The first location- interest bearing instruments- fluctuate in value based on interest rates. Globally speaking, governments in most developed nations are engaging in policies that have artificially depressed interest rates for a couple of years. They are doing so because it enables them to borrow cheaply. These policies act as wealth transfer mechanisms. They transfer wealth from SAVERS to BORROWERS. These conditions are not conducive to good results on investments in interest bearing instruments. Risk-averse savers, left with no good options, are quickly becoming the investment equivalent of slum lords.
An objective evaluation of the prospects for the next location- income producing real estate- suggests a very mixed bag at best. Although real estate encompasses many types and classes of properties, from condos in Florida to track homes in Vegas to skyscrapers in Manhattan, there are still several secular economic trends that do NOT bode well for most property values. In the residential arena, historic over-building suggests gradual price erosion could continue. And once there is stability in housing prices, it might take years before shortages begin to drive prices higher again. In the commercial real estate arena, it is difficult to overestimate the incredible impact the digital era has had on demand for retail space and office space. Internet retailing has changed life as we know it for commercial retail space. And the telecommuting of office workers has had a similar impact, albeit to a lesser extent, on office space.

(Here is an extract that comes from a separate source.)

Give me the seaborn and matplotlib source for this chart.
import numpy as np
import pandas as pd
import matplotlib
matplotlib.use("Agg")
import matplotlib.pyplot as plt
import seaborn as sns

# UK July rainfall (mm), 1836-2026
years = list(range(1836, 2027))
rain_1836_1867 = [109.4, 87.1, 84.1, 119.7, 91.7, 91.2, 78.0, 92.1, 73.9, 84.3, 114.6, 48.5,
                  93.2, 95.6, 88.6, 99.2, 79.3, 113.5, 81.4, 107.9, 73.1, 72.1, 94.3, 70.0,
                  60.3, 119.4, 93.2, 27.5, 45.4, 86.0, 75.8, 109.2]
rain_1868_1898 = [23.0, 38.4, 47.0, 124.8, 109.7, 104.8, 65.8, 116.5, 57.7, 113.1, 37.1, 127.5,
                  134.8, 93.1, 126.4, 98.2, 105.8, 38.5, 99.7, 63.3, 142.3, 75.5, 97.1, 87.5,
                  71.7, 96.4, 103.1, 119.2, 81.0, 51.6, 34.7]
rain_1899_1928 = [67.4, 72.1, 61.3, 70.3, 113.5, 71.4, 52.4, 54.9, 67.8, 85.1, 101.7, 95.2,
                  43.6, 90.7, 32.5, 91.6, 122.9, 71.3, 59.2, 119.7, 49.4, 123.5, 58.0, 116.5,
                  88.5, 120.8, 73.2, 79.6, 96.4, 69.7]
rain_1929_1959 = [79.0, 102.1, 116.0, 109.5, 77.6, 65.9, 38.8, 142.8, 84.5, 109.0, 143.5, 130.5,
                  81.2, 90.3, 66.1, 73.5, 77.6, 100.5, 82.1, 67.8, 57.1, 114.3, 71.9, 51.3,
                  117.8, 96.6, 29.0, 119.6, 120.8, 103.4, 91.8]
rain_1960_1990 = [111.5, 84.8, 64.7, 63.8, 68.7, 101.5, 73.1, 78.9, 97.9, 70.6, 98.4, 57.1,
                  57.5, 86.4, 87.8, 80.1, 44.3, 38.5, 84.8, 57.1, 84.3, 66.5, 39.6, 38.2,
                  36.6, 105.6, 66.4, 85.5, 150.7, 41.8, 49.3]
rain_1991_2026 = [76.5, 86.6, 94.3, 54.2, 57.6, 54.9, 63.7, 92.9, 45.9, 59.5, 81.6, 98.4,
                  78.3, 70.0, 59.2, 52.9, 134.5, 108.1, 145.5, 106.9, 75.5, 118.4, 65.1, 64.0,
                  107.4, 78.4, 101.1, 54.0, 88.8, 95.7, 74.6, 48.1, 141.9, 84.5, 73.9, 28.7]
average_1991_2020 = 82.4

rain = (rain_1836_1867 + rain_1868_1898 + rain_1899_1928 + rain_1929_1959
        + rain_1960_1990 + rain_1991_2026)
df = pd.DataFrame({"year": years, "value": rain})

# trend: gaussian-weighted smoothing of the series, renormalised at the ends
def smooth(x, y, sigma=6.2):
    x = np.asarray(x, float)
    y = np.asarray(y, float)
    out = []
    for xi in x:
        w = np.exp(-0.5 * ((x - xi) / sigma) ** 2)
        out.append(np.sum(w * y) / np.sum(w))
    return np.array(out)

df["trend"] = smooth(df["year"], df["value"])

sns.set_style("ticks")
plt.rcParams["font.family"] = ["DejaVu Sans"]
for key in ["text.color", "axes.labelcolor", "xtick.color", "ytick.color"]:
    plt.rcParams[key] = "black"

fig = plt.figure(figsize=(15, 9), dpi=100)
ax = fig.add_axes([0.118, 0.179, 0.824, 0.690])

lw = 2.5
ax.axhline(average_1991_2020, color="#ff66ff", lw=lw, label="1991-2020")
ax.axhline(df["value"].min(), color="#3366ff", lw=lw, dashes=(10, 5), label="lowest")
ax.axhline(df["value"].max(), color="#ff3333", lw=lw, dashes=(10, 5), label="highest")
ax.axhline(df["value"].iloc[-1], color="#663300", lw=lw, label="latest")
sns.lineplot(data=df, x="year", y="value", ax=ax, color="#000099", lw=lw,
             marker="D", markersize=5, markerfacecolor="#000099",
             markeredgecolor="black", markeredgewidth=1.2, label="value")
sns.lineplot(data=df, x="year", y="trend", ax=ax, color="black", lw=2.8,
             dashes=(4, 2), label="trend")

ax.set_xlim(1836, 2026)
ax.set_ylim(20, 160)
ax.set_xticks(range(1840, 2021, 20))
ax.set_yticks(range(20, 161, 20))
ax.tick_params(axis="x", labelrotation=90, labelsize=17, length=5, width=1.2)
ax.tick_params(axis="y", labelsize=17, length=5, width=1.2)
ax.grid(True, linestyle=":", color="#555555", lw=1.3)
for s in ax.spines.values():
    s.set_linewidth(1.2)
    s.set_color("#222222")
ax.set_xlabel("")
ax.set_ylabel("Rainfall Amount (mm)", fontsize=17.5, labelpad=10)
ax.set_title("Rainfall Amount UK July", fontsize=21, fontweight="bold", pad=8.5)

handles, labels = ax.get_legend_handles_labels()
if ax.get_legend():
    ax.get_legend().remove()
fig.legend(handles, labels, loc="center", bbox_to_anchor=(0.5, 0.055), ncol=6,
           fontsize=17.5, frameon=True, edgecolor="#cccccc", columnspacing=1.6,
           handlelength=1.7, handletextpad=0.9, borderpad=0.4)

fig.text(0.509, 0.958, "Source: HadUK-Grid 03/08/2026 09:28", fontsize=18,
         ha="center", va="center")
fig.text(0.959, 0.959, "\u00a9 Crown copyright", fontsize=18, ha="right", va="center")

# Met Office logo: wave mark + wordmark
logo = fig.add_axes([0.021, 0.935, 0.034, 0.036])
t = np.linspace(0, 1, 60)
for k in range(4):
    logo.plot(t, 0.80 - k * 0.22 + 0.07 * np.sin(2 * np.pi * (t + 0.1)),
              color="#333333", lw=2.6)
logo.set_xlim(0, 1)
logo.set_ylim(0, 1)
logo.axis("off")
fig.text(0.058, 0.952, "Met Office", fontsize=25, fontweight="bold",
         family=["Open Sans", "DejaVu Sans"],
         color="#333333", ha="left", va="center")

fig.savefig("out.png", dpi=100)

Demand for apartments has stabilized as higher lending standards have put houses off limits for millions of marginal home buyers. However, healthcare office space is likely to recover more rapidly than retail and office space, primarily because many health care treatments and services must be delivered face-to-face rather than online. In other words, when placing reserves in the location of income producing real estate, a tenant with dim future prospects can be analogous to purchasing the property that backs up to the railroad tracks.
This brings us to the prospects for businesses. Common stocks, which are simply shares of businesses, are affected somewhat by all the factors mentioned in the previous two paragraphs. However, though these secular trends affect businesses, the single greatest virtue of surveying the universe of businesses is that unlike fixed income instruments or fixed location real estate properties, great businesses are capable of being far more “adaptive.” In this sense, the year 2011 is no different than 1911; the future remains bright for the best, most adaptive businesses. Akin to searching for a home in the best school district or commanding a corner lot with high visibility, it is critical to buy only the best “locations” within the common stock universe. These “locations” include particularly adaptive businesses with outstanding financial characteristics and durable competitive advantages. Differentiating between what constitutes a durable competitive business advantage that will lead to an acceptable growth rate and what doesn’t is critical. If you won stocks your current portfolio positions should be fully reflective of which businesses we feel offer the best chance for sustained success as well as our diligent research- which is our version of “getting to know the neighbors as well as the neighborhood” for each and every business that we own. As with real estate, no one investment location is completely perfect; all three have inherent risks. Also like real estate, no one investment location is the ideal location for all investors- we all have a place where we are most comfortable. For those comfortable with the risks inherent in owning shares of businesses, we feel correctly identifying the strongest, most adaptive management teams will continue to provide above average rates of return, especially when compared to interest bearing instruments or income producing real estate.